Derivatives and its relationship to convex and concave functions

Summary

Suppose that \(f\) is twice differentiable on an interval \(I\) (open or closed, bounded or unbounded). Then

\(f''(x)≥0\) for all \(x∈I\) \(⟺\) \(f\) is convex in \(I\)
\(f''(x)≤0\) for all \(x∈I\) \(⟺f\) is concave in \(I\)
If \(f''(x)>0\) for all \(x∈I\) \(⇒\) \(f\) is strictly convex in \(I\) (opposite is not necessarily true)
If \(f''(x)<0\) for all \(x∈I\) \(⇒\) \(f\) is strictly concave in \(I\) (opposite is not necessarily true)
Examples:

\(f(x)=x^2\) , \(f''(x)=2\) and the function is strictly convex on any interval.
\(f(x)=-x^2\) , \(f''(x)=-2\) and the function is strictly concave on any interval.
\(f(x)=x\) , \(f''(x)=0\) and the function is concave and convex on any interval.
\(f(x)=x^4\) is strictly convex on any interval but \(f''(x)>0\) is false. \(f''(x)=12x^2\) and \(f^{''}\left( 0 \right)=0\) .

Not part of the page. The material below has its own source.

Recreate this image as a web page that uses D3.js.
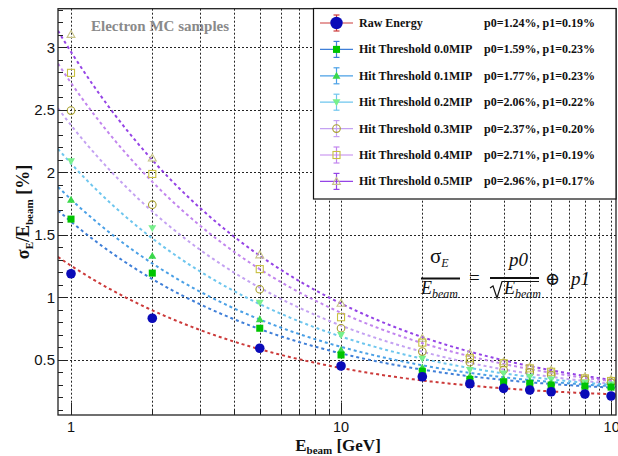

Technical note: If \(I\) is a closed interval \(\left[ a,b \right]\) then \(f\) need not be differentiable at the boundary point for these results to hold
Example: If \(f\left( x \right)=\sqrt{x}\) with domain \(\left[ 0,∞ \right)\) then \(f'\left( x \right)= \frac{1}{2\sqrt{x}}\) and \(f\) is not differentiable at \(x=0\) . However, \(f^{''}\left( x \right)=-x^{-3/2}/4<0\) for \(x>0\) and \(f\) is still strictly concave on \(\left[ 0,∞ \right)\) .